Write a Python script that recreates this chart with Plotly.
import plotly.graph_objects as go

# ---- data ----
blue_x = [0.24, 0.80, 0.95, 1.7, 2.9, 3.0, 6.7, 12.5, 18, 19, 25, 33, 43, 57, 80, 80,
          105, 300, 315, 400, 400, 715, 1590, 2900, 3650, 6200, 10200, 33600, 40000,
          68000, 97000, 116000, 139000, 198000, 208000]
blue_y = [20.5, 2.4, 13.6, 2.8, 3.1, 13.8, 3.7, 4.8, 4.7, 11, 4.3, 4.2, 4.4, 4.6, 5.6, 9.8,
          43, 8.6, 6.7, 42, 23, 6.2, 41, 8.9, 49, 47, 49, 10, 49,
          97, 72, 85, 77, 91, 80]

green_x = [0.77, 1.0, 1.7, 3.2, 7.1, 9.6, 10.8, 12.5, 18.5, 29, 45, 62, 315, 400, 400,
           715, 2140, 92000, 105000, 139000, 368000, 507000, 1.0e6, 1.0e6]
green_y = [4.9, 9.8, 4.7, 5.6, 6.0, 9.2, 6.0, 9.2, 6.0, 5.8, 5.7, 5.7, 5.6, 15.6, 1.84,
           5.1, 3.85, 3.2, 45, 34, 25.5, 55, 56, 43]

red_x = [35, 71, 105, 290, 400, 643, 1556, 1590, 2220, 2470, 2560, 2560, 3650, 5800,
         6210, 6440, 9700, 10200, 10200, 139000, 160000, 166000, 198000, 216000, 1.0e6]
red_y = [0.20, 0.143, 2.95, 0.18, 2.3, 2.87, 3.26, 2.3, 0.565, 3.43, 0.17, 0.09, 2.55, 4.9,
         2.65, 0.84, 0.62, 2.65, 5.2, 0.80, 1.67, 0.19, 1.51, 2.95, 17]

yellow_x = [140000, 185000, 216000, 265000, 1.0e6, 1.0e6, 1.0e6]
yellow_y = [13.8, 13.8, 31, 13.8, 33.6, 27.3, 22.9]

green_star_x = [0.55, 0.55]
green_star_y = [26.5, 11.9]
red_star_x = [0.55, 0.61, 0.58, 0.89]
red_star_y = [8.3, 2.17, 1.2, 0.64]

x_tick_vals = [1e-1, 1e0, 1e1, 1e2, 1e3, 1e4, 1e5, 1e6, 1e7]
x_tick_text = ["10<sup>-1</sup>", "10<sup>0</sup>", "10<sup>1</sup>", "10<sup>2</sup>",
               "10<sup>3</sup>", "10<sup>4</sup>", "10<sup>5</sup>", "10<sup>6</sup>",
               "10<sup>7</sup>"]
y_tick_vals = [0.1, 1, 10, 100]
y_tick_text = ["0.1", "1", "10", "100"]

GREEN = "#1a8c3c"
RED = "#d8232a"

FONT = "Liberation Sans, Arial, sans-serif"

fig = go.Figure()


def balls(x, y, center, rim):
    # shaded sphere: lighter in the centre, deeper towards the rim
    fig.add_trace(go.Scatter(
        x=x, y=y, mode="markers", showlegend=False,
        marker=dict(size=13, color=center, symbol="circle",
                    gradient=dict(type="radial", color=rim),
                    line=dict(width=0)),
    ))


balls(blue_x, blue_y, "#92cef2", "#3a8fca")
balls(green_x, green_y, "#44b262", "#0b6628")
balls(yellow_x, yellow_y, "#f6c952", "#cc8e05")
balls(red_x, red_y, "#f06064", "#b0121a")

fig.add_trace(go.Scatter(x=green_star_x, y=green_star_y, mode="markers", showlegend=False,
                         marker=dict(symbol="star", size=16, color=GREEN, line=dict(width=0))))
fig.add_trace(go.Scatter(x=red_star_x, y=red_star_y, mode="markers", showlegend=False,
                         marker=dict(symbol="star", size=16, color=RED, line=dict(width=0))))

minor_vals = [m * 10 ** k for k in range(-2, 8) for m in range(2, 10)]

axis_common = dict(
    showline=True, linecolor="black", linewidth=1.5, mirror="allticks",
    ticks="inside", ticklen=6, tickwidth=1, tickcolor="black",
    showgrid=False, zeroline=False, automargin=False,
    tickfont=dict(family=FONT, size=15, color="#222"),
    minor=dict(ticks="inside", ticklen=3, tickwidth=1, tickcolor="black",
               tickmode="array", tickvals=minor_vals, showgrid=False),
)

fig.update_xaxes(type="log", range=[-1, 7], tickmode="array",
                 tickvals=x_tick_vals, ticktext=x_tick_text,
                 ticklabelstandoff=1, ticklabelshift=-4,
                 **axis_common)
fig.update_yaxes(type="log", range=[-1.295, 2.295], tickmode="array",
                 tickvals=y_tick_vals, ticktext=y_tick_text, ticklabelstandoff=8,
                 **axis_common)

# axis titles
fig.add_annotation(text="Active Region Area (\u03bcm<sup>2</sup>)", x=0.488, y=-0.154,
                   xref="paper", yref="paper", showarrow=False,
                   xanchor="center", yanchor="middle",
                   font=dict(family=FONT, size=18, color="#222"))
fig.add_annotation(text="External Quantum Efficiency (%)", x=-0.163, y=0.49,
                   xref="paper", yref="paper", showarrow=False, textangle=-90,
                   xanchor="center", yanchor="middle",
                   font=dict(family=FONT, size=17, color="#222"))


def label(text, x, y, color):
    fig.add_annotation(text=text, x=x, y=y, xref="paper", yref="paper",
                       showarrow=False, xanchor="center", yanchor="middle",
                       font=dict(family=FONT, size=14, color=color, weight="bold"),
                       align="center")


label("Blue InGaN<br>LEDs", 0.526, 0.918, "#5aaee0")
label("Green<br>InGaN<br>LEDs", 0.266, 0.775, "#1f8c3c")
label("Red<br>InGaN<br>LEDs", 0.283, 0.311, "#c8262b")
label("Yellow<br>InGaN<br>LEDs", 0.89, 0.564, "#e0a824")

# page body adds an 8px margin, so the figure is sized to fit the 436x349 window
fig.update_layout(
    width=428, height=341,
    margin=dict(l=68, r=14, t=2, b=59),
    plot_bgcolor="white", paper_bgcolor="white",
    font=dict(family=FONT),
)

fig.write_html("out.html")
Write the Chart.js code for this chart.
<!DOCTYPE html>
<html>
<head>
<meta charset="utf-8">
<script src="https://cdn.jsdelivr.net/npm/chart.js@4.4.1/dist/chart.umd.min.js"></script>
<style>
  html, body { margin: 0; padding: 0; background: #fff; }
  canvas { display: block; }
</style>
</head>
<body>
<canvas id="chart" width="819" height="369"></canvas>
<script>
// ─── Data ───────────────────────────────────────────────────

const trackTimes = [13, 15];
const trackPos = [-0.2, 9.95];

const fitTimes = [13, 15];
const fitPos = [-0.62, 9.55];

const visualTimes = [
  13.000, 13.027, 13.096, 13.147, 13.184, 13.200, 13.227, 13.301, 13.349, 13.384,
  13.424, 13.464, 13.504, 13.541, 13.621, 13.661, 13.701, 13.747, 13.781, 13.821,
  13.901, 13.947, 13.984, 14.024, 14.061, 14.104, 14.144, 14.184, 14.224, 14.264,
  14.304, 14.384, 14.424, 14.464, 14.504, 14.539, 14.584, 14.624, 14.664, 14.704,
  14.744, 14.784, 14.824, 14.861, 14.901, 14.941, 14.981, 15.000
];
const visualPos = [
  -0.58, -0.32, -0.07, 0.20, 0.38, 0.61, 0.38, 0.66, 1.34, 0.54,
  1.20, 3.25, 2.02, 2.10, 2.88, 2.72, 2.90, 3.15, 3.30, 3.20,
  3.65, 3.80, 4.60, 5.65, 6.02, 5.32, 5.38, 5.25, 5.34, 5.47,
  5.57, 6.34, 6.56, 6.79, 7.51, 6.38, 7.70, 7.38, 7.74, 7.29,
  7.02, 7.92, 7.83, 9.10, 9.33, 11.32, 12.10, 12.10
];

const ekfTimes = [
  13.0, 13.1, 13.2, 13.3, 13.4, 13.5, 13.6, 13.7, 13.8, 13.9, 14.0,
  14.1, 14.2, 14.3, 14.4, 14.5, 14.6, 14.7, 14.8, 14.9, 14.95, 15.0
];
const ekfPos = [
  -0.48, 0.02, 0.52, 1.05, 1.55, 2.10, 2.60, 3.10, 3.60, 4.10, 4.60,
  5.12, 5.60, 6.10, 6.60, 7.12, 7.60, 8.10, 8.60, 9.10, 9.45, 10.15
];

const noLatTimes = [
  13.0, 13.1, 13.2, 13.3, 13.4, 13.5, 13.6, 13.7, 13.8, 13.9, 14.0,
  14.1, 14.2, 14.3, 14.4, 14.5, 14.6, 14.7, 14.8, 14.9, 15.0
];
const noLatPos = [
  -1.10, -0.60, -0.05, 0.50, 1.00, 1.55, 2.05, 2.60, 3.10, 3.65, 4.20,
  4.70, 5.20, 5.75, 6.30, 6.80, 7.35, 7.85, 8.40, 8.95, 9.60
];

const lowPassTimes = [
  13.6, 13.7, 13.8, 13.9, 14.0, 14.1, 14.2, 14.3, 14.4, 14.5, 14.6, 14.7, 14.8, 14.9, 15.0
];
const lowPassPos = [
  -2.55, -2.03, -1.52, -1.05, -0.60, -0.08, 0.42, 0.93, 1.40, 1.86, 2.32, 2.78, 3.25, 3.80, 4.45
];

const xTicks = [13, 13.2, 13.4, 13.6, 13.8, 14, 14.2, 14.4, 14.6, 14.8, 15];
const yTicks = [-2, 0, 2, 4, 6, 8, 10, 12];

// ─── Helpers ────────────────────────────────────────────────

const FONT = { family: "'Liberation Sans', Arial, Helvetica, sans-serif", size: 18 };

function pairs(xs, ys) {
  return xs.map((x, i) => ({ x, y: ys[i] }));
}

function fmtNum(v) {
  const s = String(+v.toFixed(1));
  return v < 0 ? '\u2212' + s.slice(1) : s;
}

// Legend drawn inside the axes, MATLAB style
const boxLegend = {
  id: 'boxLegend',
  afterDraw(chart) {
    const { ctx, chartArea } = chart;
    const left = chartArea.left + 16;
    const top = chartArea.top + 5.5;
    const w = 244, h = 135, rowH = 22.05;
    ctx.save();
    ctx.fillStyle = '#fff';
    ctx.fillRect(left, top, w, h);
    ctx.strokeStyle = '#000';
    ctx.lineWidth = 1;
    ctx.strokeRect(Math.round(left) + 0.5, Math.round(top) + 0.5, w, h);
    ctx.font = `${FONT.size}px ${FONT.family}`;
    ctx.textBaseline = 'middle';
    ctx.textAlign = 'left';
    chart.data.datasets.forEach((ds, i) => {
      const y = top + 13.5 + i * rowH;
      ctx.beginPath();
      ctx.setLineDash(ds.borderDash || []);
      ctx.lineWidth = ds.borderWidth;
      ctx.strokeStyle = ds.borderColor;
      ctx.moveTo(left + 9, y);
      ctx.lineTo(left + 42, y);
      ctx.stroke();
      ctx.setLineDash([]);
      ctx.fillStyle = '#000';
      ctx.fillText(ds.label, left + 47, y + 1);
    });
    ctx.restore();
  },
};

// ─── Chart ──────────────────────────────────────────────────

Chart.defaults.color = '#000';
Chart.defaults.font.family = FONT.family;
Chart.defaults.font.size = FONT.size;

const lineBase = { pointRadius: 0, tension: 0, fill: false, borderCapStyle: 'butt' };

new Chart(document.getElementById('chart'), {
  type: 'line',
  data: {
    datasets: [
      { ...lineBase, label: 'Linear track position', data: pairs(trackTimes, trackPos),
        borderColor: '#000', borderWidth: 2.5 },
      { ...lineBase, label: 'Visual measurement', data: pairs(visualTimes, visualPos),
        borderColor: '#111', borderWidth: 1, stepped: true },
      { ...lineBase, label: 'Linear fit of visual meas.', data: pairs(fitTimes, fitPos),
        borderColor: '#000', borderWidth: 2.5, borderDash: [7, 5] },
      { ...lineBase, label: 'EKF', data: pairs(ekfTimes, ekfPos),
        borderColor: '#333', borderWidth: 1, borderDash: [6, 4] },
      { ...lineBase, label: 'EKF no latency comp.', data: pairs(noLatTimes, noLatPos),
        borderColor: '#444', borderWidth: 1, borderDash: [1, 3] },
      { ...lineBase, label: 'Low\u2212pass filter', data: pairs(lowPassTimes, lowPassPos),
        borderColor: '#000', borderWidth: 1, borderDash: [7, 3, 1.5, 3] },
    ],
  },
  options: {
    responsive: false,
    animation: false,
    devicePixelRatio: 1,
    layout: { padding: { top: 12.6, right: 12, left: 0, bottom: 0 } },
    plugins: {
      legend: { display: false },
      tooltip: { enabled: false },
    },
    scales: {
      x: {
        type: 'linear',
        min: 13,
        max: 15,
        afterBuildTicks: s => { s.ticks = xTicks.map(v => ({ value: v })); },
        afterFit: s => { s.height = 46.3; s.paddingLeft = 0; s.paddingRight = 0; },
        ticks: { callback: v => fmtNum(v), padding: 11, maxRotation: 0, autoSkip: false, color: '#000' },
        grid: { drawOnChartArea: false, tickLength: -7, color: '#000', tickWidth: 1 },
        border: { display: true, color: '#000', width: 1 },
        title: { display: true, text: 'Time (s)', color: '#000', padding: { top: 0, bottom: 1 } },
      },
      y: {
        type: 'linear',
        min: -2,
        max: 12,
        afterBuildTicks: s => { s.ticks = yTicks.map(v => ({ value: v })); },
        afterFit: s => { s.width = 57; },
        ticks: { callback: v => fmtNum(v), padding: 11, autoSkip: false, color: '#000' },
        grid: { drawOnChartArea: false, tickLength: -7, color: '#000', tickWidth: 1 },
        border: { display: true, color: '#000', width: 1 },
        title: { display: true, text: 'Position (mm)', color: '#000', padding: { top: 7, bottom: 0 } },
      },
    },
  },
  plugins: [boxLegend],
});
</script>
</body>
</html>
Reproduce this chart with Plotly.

※ ※ ※

_Description of the task_: Set down verbatim only the lines between the start of the data above and the line with "2.65, 0.84, 0.62, 2.65, 5.2, 0.80, 1.67, 0.19, 1.51, 2.95, 17]", both boundaries included.

_Answer in full_:
Write a Python script that recreates this chart with Plotly.
import plotly.graph_objects as go

# ---- data ----
blue_x = [0.24, 0.80, 0.95, 1.7, 2.9, 3.0, 6.7, 12.5, 18, 19, 25, 33, 43, 57, 80, 80,
          105, 300, 315, 400, 400, 715, 1590, 2900, 3650, 6200, 10200, 33600, 40000,
          68000, 97000, 116000, 139000, 198000, 208000]
blue_y = [20.5, 2.4, 13.6, 2.8, 3.1, 13.8, 3.7, 4.8, 4.7, 11, 4.3, 4.2, 4.4, 4.6, 5.6, 9.8,
          43, 8.6, 6.7, 42, 23, 6.2, 41, 8.9, 49, 47, 49, 10, 49,
          97, 72, 85, 77, 91, 80]

green_x = [0.77, 1.0, 1.7, 3.2, 7.1, 9.6, 10.8, 12.5, 18.5, 29, 45, 62, 315, 400, 400,
           715, 2140, 92000, 105000, 139000, 368000, 507000, 1.0e6, 1.0e6]
green_y = [4.9, 9.8, 4.7, 5.6, 6.0, 9.2, 6.0, 9.2, 6.0, 5.8, 5.7, 5.7, 5.6, 15.6, 1.84,
           5.1, 3.85, 3.2, 45, 34, 25.5, 55, 56, 43]

red_x = [35, 71, 105, 290, 400, 643, 1556, 1590, 2220, 2470, 2560, 2560, 3650, 5800,
         6210, 6440, 9700, 10200, 10200, 139000, 160000, 166000, 198000, 216000, 1.0e6]
red_y = [0.20, 0.143, 2.95, 0.18, 2.3, 2.87, 3.26, 2.3, 0.565, 3.43, 0.17, 0.09, 2.55, 4.9,
         2.65, 0.84, 0.62, 2.65, 5.2, 0.80, 1.67, 0.19, 1.51, 2.95, 17]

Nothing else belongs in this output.